### SET PROBLEM
Quote every line below exactly and skip any picture.

### SOURCE MATERIAL
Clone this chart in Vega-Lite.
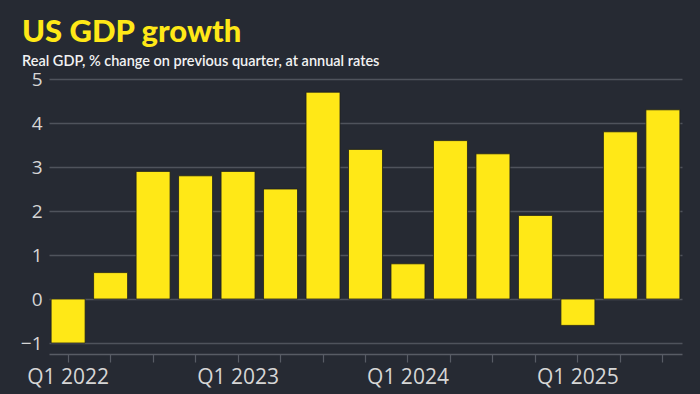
{
  "$schema": "https://vega.github.io/schema/vega-lite/v6.json",
  "width": 633,
  "height": 275,
  "autosize": {"type": "none"},
  "padding": {"left": 49, "top": 79, "right": 18, "bottom": 40},
  "background": "#262a33",
  "title": {
    "text": "US GDP growth",
    "subtitle": "Real GDP, % change on previous quarter, at annual rates",
    "anchor": "start",
    "frame": "group",
    "dx": -27,
    "offset": 1,
    "font": "Lato",
    "fontSize": 31,
    "fontWeight": 900,
    "color": "#ffe817",
    "subtitleFont": "Lato",
    "subtitleFontSize": 14.5,
    "subtitleFontWeight": 600,
    "subtitleColor": "#f2f2f2",
    "subtitlePadding": 6
  },
  "config": {
    "view": {"stroke": null},
    "axis": {"labelFont": "Open Sans", "labelColor": "#d6d6d6"}
  },
  "data": {
    "values": [
      {"q": "Q1 2022", "v": -1.0},
      {"q": "Q2 2022", "v": 0.6},
      {"q": "Q3 2022", "v": 2.9},
      {"q": "Q4 2022", "v": 2.8},
      {"q": "Q1 2023", "v": 2.9},
      {"q": "Q2 2023", "v": 2.5},
      {"q": "Q3 2023", "v": 4.7},
      {"q": "Q4 2023", "v": 3.4},
      {"q": "Q1 2024", "v": 0.8},
      {"q": "Q2 2024", "v": 3.6},
      {"q": "Q3 2024", "v": 3.3},
      {"q": "Q4 2024", "v": 1.9},
      {"q": "Q1 2025", "v": -0.6},
      {"q": "Q2 2025", "v": 3.8},
      {"q": "Q3 2025", "v": 4.3}
    ]
  },
  "mark": {"type": "bar", "color": "#ffe817", "stroke": "#1e1f1a", "strokeWidth": 0.8},
  "encoding": {
    "x": {
      "field": "q",
      "type": "ordinal",
      "sort": null,
      "title": null,
      "scale": {"paddingInner": 0.2, "paddingOuter": 0.05},
      "axis": {
        "labelAngle": 0,
        "labelExpr": "indexof(datum.label, 'Q1') == 0 ? datum.label : ''",
        "labelFontSize": 21,
        "labelPadding": 4,
        "domainColor": "#585c65",
        "domainWidth": 1.5,
        "tickColor": "#585c65",
        "tickWidth": 1.2,
        "tickSize": 8,
        "grid": false
      }
    },
    "y": {
      "field": "v",
      "type": "quantitative",
      "title": null,
      "scale": {"domain": [-1.25, 5], "nice": false, "zero": false},
      "axis": {
        "values": [-1, 0, 1, 2, 3, 4, 5],
        "labelFontSize": 19,
        "labelPadding": 7,
        "domain": false,
        "ticks": false,
        "gridColor": "#4f535c",
        "gridWidth": 1.5
      }
    }
  }
}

### FINISHED TASK
Clone this chart in Vega-Lite.
{
  "$schema": "https://vega.github.io/schema/vega-lite/v6.json",
  "width": 633,
  "height": 275,
  "autosize": {"type": "none"},
  "padding": {"left": 49, "top": 79, "right": 18, "bottom": 40},
  "background": "#262a33",
  "title": {
    "text": "US GDP growth",
    "subtitle": "Real GDP, % change on previous quarter, at annual rates",
    "anchor": "start",
    "frame": "group",
    "dx": -27,
    "offset": 1,
    "font": "Lato",
    "fontSize": 31,
    "fontWeight": 900,
    "color": "#ffe817",
    "subtitleFont": "Lato",
    "subtitleFontSize": 14.5,
    "subtitleFontWeight": 600,
    "subtitleColor": "#f2f2f2",
    "subtitlePadding": 6
  },
  "config": {
    "view": {"stroke": null},
    "axis": {"labelFont": "Open Sans", "labelColor": "#d6d6d6"}
  },
  "data": {
    "values": [
      {"q": "Q1 2022", "v": -1.0},
      {"q": "Q2 2022", "v": 0.6},
      {"q": "Q3 2022", "v": 2.9},
      {"q": "Q4 2022", "v": 2.8},
      {"q": "Q1 2023", "v": 2.9},
      {"q": "Q2 2023", "v": 2.5},
      {"q": "Q3 2023", "v": 4.7},
      {"q": "Q4 2023", "v": 3.4},
      {"q": "Q1 2024", "v": 0.8},
      {"q": "Q2 2024", "v": 3.6},
      {"q": "Q3 2024", "v": 3.3},
      {"q": "Q4 2024", "v": 1.9},
      {"q": "Q1 2025", "v": -0.6},
      {"q": "Q2 2025", "v": 3.8},
      {"q": "Q3 2025", "v": 4.3}
    ]
  },
  "mark": {"type": "bar", "color": "#ffe817", "stroke": "#1e1f1a", "strokeWidth": 0.8},
  "encoding": {
    "x": {
      "field": "q",
      "type": "ordinal",
      "sort": null,
      "title": null,
      "scale": {"paddingInner": 0.2, "paddingOuter": 0.05},
      "axis": {
        "labelAngle": 0,
        "labelExpr": "indexof(datum.label, 'Q1') == 0 ? datum.label : ''",
        "labelFontSize": 21,
        "labelPadding": 4,
        "domainColor": "#585c65",
        "domainWidth": 1.5,
        "tickColor": "#585c65",
        "tickWidth": 1.2,
        "tickSize": 8,
        "grid": false
      }
    },
    "y": {
      "field": "v",
      "type": "quantitative",
      "title": null,
      "scale": {"domain": [-1.25, 5], "nice": false, "zero": false},
      "axis": {
        "values": [-1, 0, 1, 2, 3, 4, 5],
        "labelFontSize": 19,
        "labelPadding": 7,
        "domain": false,
        "ticks": false,
        "gridColor": "#4f535c",
        "gridWidth": 1.5
      }
    }
  }
}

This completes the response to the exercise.